Return the records from the first line through the line containing "import pandas as pd", and leave out the pictures.

INPUT RECORDS –
********

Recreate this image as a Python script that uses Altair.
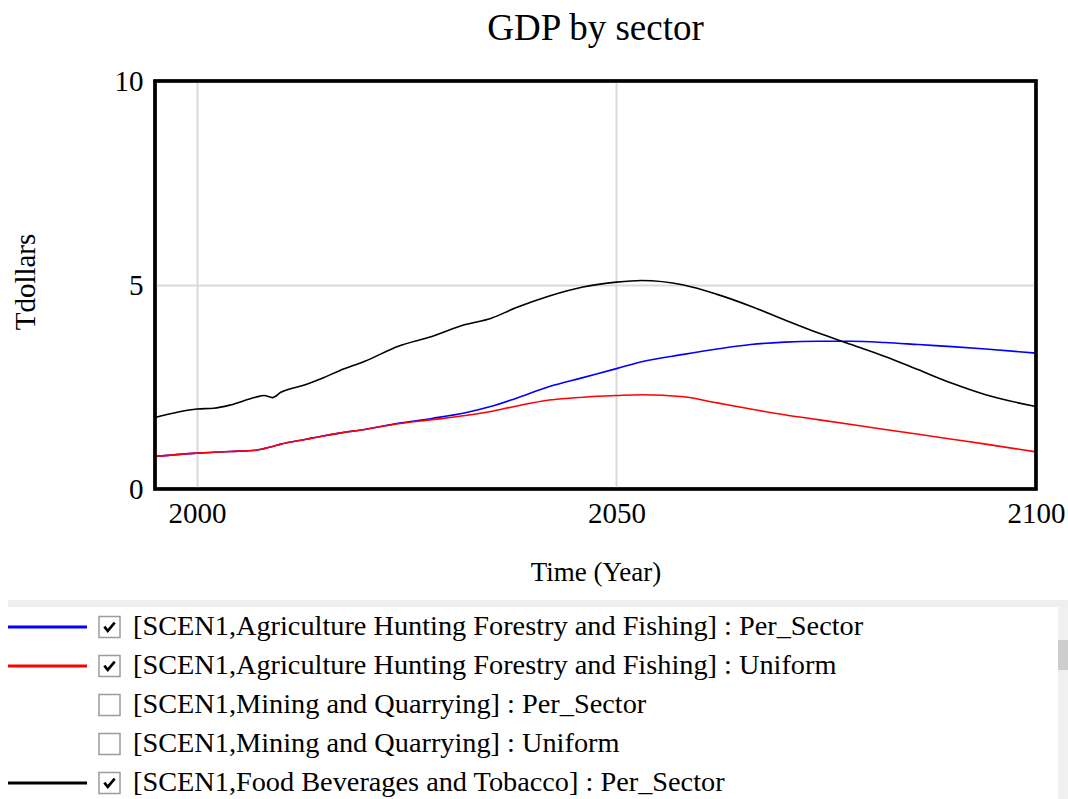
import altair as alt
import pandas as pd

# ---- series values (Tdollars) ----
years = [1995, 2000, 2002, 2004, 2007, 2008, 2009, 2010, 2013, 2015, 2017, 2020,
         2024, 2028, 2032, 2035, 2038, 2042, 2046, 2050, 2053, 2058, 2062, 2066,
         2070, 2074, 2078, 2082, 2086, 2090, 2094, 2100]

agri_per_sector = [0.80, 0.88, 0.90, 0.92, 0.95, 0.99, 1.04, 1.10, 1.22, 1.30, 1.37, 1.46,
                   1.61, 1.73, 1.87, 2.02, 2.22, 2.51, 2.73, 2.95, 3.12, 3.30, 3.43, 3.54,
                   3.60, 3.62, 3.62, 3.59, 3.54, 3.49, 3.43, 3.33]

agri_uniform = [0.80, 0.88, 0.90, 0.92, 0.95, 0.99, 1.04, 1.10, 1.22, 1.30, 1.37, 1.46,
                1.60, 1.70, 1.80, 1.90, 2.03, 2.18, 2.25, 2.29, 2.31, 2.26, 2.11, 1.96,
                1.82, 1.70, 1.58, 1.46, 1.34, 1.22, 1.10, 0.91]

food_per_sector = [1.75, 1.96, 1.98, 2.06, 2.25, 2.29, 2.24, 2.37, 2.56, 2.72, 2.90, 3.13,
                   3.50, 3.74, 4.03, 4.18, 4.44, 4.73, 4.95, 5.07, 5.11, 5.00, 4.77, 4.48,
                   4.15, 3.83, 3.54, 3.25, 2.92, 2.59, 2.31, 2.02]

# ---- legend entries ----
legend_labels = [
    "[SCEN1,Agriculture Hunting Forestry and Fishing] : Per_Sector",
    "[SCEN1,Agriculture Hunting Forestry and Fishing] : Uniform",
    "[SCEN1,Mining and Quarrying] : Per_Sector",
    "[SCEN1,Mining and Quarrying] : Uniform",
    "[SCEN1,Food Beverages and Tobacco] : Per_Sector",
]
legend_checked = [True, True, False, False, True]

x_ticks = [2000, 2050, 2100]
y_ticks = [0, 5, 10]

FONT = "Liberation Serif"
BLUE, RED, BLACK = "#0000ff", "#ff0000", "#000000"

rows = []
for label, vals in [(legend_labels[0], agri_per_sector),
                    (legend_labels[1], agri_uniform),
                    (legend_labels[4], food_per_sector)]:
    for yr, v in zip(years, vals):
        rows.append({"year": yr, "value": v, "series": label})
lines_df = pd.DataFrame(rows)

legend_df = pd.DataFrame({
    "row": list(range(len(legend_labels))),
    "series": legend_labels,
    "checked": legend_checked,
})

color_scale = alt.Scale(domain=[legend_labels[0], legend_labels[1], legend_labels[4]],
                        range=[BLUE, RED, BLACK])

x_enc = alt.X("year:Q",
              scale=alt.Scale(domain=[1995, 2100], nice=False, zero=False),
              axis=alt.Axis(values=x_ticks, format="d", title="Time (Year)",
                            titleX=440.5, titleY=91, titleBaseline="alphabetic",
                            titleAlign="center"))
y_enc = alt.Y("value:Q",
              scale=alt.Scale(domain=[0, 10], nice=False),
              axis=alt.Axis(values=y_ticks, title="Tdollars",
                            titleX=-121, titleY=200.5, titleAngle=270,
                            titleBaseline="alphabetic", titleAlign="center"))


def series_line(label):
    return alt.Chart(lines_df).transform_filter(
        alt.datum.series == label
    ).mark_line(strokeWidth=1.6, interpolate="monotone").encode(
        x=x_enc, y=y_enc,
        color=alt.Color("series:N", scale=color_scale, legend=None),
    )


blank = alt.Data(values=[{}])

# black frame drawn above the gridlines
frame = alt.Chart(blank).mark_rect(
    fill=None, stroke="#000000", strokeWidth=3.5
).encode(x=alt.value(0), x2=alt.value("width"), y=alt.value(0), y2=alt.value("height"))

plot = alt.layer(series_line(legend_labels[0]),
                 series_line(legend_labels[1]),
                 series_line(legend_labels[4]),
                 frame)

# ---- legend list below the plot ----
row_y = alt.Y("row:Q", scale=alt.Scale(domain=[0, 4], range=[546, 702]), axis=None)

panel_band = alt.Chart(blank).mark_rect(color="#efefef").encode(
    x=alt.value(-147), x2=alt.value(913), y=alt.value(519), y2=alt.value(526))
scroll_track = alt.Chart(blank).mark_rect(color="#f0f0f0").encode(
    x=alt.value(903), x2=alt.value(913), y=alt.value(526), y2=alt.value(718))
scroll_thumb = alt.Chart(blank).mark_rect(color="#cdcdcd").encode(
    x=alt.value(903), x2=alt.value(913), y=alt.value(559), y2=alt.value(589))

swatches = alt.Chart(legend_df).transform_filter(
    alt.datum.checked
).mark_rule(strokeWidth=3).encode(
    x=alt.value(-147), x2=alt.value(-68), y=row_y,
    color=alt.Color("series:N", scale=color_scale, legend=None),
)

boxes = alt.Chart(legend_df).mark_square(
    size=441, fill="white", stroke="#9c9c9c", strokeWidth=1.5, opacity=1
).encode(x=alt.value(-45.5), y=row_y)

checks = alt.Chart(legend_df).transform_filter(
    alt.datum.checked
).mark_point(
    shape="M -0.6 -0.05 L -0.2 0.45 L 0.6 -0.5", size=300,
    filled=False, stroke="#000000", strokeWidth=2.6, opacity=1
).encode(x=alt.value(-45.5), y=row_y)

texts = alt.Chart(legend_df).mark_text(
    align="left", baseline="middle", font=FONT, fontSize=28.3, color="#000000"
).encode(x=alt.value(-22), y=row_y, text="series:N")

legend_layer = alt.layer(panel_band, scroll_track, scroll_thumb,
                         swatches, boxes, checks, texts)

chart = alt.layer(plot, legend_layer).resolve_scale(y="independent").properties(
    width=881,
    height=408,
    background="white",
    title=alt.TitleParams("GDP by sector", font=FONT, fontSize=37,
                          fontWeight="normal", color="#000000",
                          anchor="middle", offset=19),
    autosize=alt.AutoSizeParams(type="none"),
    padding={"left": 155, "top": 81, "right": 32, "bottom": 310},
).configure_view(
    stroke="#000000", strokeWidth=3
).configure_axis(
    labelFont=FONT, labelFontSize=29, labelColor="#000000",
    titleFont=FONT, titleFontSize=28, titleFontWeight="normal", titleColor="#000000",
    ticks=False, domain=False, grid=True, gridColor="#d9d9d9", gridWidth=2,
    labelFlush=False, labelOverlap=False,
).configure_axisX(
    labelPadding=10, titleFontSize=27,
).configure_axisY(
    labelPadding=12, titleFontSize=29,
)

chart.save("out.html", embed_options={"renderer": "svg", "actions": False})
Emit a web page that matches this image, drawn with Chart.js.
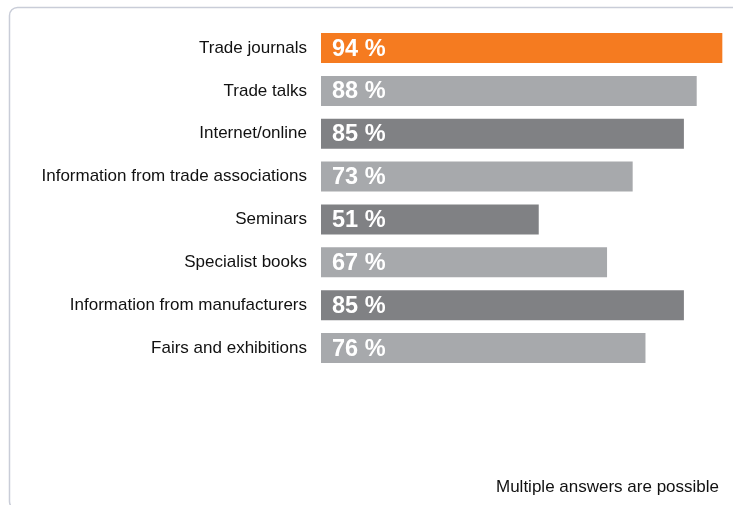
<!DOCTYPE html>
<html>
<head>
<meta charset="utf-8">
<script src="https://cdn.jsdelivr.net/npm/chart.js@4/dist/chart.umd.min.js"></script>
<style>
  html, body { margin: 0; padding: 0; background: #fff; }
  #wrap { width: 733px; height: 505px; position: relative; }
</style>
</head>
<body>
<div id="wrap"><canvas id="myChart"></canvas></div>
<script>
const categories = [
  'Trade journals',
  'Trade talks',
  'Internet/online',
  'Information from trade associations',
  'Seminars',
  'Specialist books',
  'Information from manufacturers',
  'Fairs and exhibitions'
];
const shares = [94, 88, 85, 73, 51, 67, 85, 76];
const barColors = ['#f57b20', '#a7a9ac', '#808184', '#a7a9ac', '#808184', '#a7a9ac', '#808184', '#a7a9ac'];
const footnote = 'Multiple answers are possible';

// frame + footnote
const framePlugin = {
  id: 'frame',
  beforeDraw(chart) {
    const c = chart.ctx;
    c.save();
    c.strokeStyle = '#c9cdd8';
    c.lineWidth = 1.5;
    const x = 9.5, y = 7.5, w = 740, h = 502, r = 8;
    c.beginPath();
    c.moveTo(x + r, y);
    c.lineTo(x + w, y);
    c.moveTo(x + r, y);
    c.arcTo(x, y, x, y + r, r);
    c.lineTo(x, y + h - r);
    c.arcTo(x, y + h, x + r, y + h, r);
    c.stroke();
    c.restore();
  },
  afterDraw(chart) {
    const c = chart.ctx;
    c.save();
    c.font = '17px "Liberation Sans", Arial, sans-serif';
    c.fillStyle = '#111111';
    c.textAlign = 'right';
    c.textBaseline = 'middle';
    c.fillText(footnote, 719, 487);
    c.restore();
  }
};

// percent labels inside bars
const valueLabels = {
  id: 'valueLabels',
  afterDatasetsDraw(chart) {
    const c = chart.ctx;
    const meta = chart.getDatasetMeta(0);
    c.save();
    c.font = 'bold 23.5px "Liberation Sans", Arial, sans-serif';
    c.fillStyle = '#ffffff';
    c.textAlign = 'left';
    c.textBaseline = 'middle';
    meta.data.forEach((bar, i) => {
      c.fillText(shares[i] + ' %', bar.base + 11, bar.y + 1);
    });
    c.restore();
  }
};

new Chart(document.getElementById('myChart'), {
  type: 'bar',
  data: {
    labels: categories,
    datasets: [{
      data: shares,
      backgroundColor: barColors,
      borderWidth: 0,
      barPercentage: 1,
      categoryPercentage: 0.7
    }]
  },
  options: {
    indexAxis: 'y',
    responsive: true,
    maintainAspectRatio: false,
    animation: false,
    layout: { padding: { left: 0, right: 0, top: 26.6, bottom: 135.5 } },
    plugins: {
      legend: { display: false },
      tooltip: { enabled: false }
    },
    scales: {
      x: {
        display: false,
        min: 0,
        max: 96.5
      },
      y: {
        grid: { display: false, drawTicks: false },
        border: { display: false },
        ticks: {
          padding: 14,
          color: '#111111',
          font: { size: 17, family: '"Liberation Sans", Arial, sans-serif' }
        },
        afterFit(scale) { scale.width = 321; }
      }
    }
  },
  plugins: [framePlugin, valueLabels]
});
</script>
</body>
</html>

********

WORKED ANSWER –
Recreate this image as a Python script that uses Altair.
import altair as alt
import pandas as pd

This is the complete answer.